[Start]
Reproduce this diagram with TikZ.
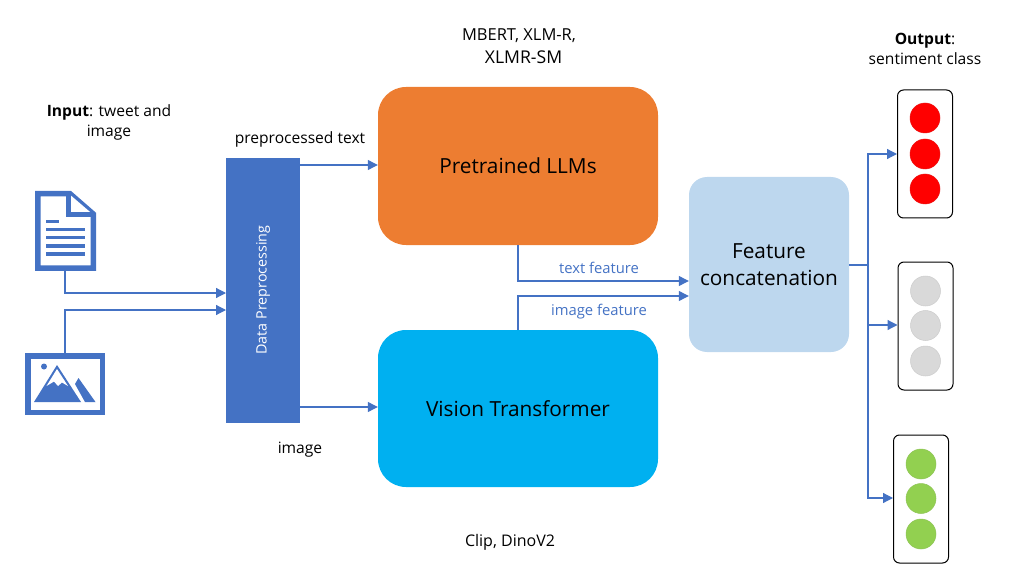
\documentclass[tikz,border=0pt]{standalone}
\usepackage{fontspec}
\setmainfont{Open Sans}
\definecolor{cblue}{HTML}{4472C4}
\definecolor{corange}{HTML}{ED7D31}
\definecolor{ccyan}{HTML}{00B0F0}
\definecolor{clight}{HTML}{BDD7EE}
\definecolor{cred}{HTML}{FF0000}
\definecolor{cgray}{HTML}{D9D9D9}
\definecolor{cgreen}{HTML}{92D050}
\usetikzlibrary{arrows.meta}
\tikzset{
  conn/.style={draw=cblue,line width=1.2pt,-{Triangle[length=10pt,width=10pt]}},
  plain/.style={draw=cblue,line width=1.2pt},
  block/.style={draw=none,rounded corners=#1,inner sep=0pt,align=center,font=\fontsize{20.8}{27}\selectfont},
  lightbox/.style={draw=black,line width=1pt,fill=white,rounded corners=6pt,minimum width=55pt,minimum height=128pt,inner sep=0pt},
  lamp/.style={circle,minimum size=30pt,inner sep=0pt,draw=#1!85!gray,line width=.5pt,fill=#1},
  lbl/.style={inner sep=0pt,align=center,font=\fontsize{15.6}{20}\selectfont,text=black},
  blbl/.style={inner sep=0pt,font=\fontsize{14.8}{18}\selectfont,text=cblue},
  iconline/.style={draw=cblue,line width=5.5pt,fill=white,miter limit=10},
}
\begin{document}
\begin{tikzpicture}[x=1pt,y=-1pt]
\useasboundingbox (0,0) rectangle (1036,588);
% document icon
\path[iconline] (37.75,193.75) -- (70,193.75) -- (93.25,214) -- (93.25,268) -- (37.75,268) -- cycle;
\coordinate (docbot) at (65,270.75);
\path[draw=cblue,line width=5pt,fill=white] (68.5,193.5) -- (68.5,214.5) -- (93,214.5);
\fill[cblue] (46,220) rectangle (59,223.5);
\foreach \yy in {228,236,244,252} \fill[cblue] (46,\yy) rectangle (84.5,\yy+3.5);
% image icon
\path[iconline] (27.75,355.75) rectangle (102.25,412.25);
\coordinate (imgtop) at (65,353);
\fill[cblue] (44,366.5) circle (3pt);
\fill[cblue] (34,402) -- (57,365) -- (81,402) -- cycle;
\fill[white] (46.5,386) -- (57,369) -- (68,386) -- (62,382.5) -- (58,386) -- (54,381.5) -- cycle;
\fill[cblue] (75,384) -- (78.5,378) -- (95.5,402) -- (85,402) -- cycle;
% main blocks
\node[fill=cblue,minimum width=74pt,minimum height=265pt,inner sep=0pt] (pre) at (263,290.5) {};
\node[rotate=90,text=white,inner sep=0pt,font=\fontsize{14.3}{17}\selectfont] (pretxt) at (263,290) {Data Preprocessing};
\node[block=28pt,fill=corange,minimum width=280pt,minimum height=158pt] (llm) at (518,166) {Pretrained LLMs};
\node[block=28pt,fill=ccyan,minimum width=280pt,minimum height=157pt] (vit) at (518,408.5) {Vision Transformer};
\node[block=18pt,fill=clight,minimum width=160pt,minimum height=175pt] (feat) at (769,264.5) {Feature\\concatenation};
% lights
\node[lightbox] (l1) at (925,154) {};
\node[lamp=cred] (r1) at (925,118) {};
\node[lamp=cred] (r2) at (925,154) {};
\node[lamp=cred] (r3) at (925,189) {};
\node[lightbox] (l2) at (925.5,326) {};
\node[lamp=cgray] (g1) at (925.5,291) {};
\node[lamp=cgray] (g2) at (925.5,325.5) {};
\node[lamp=cgray] (g3) at (925.5,361) {};
\node[lightbox] (l3) at (921,499) {};
\node[lamp=cgreen] (v1) at (921,464) {};
\node[lamp=cgreen] (v2) at (921,498.5) {};
\node[lamp=cgreen] (v3) at (921,534) {};
% connectors
\coordinate (a1) at (226,293);
\coordinate (a2) at (226,310);
\draw[conn] (docbot) |- (a1);
\draw[conn] (imgtop) |- (a2);
\draw[conn] (300,165) -- (llm.west |- 0,165);
\draw[conn] (300,407) -- (vit.west |- 0,407);
\draw[conn] (llm.south) |- (feat.west |- 0,281);
\draw[conn] (vit.north) |- (feat.west |- 0,296);
\coordinate (bus) at (868,265);
\draw[plain] (feat.east |- bus) -- (bus);
\draw[conn] (bus) |- (l1.west |- 0,154);
\draw[conn] (bus) |- (l2.west |- 0,325);
\draw[conn] (bus) |- (l3.west |- 0,498);
% labels
\node[lbl] (t1) at (109,122.5) {\textbf{Input}: tweet and\\image};
\node[lbl] (t2) at (300,139) {preprocessed text};
\node[lbl] (t3) at (300,449.5) {image};
\node[lbl,font=\fontsize{16.5}{20}\selectfont] (t4) at (519,36) {MBERT, XLM-R,};
\node[lbl,font=\fontsize{17.6}{20}\selectfont] (t4b) at (523.5,57.5) {XLMR-SM};
\node[lbl,font=\fontsize{16}{20}\selectfont] (t5) at (510,542.5) {Clip, DinoV2};
\node[lbl] (t6) at (925,48.5) {\textbf{Output}:\\sentiment class};
\node[blbl] (t7) at (599,268) {text feature};
\node[blbl] (t8) at (599,312) {image feature};
\end{tikzpicture}
\end{document}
[End]
Work to do:
Copy out the listing exactly as it stands, but not the pictures.

Reply to the exercise:
Reproduce this diagram with TikZ.
\documentclass[tikz,border=0pt]{standalone}
\usepackage{fontspec}
\setmainfont{Open Sans}
\definecolor{cblue}{HTML}{4472C4}
\definecolor{corange}{HTML}{ED7D31}
\definecolor{ccyan}{HTML}{00B0F0}
\definecolor{clight}{HTML}{BDD7EE}
\definecolor{cred}{HTML}{FF0000}
\definecolor{cgray}{HTML}{D9D9D9}
\definecolor{cgreen}{HTML}{92D050}
\usetikzlibrary{arrows.meta}
\tikzset{
  conn/.style={draw=cblue,line width=1.2pt,-{Triangle[length=10pt,width=10pt]}},
  plain/.style={draw=cblue,line width=1.2pt},
  block/.style={draw=none,rounded corners=#1,inner sep=0pt,align=center,font=\fontsize{20.8}{27}\selectfont},
  lightbox/.style={draw=black,line width=1pt,fill=white,rounded corners=6pt,minimum width=55pt,minimum height=128pt,inner sep=0pt},
  lamp/.style={circle,minimum size=30pt,inner sep=0pt,draw=#1!85!gray,line width=.5pt,fill=#1},
  lbl/.style={inner sep=0pt,align=center,font=\fontsize{15.6}{20}\selectfont,text=black},
  blbl/.style={inner sep=0pt,font=\fontsize{14.8}{18}\selectfont,text=cblue},
  iconline/.style={draw=cblue,line width=5.5pt,fill=white,miter limit=10},
}
\begin{document}
\begin{tikzpicture}[x=1pt,y=-1pt]
\useasboundingbox (0,0) rectangle (1036,588);
% document icon
\path[iconline] (37.75,193.75) -- (70,193.75) -- (93.25,214) -- (93.25,268) -- (37.75,268) -- cycle;
\coordinate (docbot) at (65,270.75);
\path[draw=cblue,line width=5pt,fill=white] (68.5,193.5) -- (68.5,214.5) -- (93,214.5);
\fill[cblue] (46,220) rectangle (59,223.5);
\foreach \yy in {228,236,244,252} \fill[cblue] (46,\yy) rectangle (84.5,\yy+3.5);
% image icon
\path[iconline] (27.75,355.75) rectangle (102.25,412.25);
\coordinate (imgtop) at (65,353);
\fill[cblue] (44,366.5) circle (3pt);
\fill[cblue] (34,402) -- (57,365) -- (81,402) -- cycle;
\fill[white] (46.5,386) -- (57,369) -- (68,386) -- (62,382.5) -- (58,386) -- (54,381.5) -- cycle;
\fill[cblue] (75,384) -- (78.5,378) -- (95.5,402) -- (85,402) -- cycle;
% main blocks
\node[fill=cblue,minimum width=74pt,minimum height=265pt,inner sep=0pt] (pre) at (263,290.5) {};
\node[rotate=90,text=white,inner sep=0pt,font=\fontsize{14.3}{17}\selectfont] (pretxt) at (263,290) {Data Preprocessing};
\node[block=28pt,fill=corange,minimum width=280pt,minimum height=158pt] (llm) at (518,166) {Pretrained LLMs};
\node[block=28pt,fill=ccyan,minimum width=280pt,minimum height=157pt] (vit) at (518,408.5) {Vision Transformer};
\node[block=18pt,fill=clight,minimum width=160pt,minimum height=175pt] (feat) at (769,264.5) {Feature\\concatenation};
% lights
\node[lightbox] (l1) at (925,154) {};
\node[lamp=cred] (r1) at (925,118) {};
\node[lamp=cred] (r2) at (925,154) {};
\node[lamp=cred] (r3) at (925,189) {};
\node[lightbox] (l2) at (925.5,326) {};
\node[lamp=cgray] (g1) at (925.5,291) {};
\node[lamp=cgray] (g2) at (925.5,325.5) {};
\node[lamp=cgray] (g3) at (925.5,361) {};
\node[lightbox] (l3) at (921,499) {};
\node[lamp=cgreen] (v1) at (921,464) {};
\node[lamp=cgreen] (v2) at (921,498.5) {};
\node[lamp=cgreen] (v3) at (921,534) {};
% connectors
\coordinate (a1) at (226,293);
\coordinate (a2) at (226,310);
\draw[conn] (docbot) |- (a1);
\draw[conn] (imgtop) |- (a2);
\draw[conn] (300,165) -- (llm.west |- 0,165);
\draw[conn] (300,407) -- (vit.west |- 0,407);
\draw[conn] (llm.south) |- (feat.west |- 0,281);
\draw[conn] (vit.north) |- (feat.west |- 0,296);
\coordinate (bus) at (868,265);
\draw[plain] (feat.east |- bus) -- (bus);
\draw[conn] (bus) |- (l1.west |- 0,154);
\draw[conn] (bus) |- (l2.west |- 0,325);
\draw[conn] (bus) |- (l3.west |- 0,498);
% labels
\node[lbl] (t1) at (109,122.5) {\textbf{Input}: tweet and\\image};
\node[lbl] (t2) at (300,139) {preprocessed text};
\node[lbl] (t3) at (300,449.5) {image};
\node[lbl,font=\fontsize{16.5}{20}\selectfont] (t4) at (519,36) {MBERT, XLM-R,};
\node[lbl,font=\fontsize{17.6}{20}\selectfont] (t4b) at (523.5,57.5) {XLMR-SM};
\node[lbl,font=\fontsize{16}{20}\selectfont] (t5) at (510,542.5) {Clip, DinoV2};
\node[lbl] (t6) at (925,48.5) {\textbf{Output}:\\sentiment class};
\node[blbl] (t7) at (599,268) {text feature};
\node[blbl] (t8) at (599,312) {image feature};
\end{tikzpicture}
\end{document}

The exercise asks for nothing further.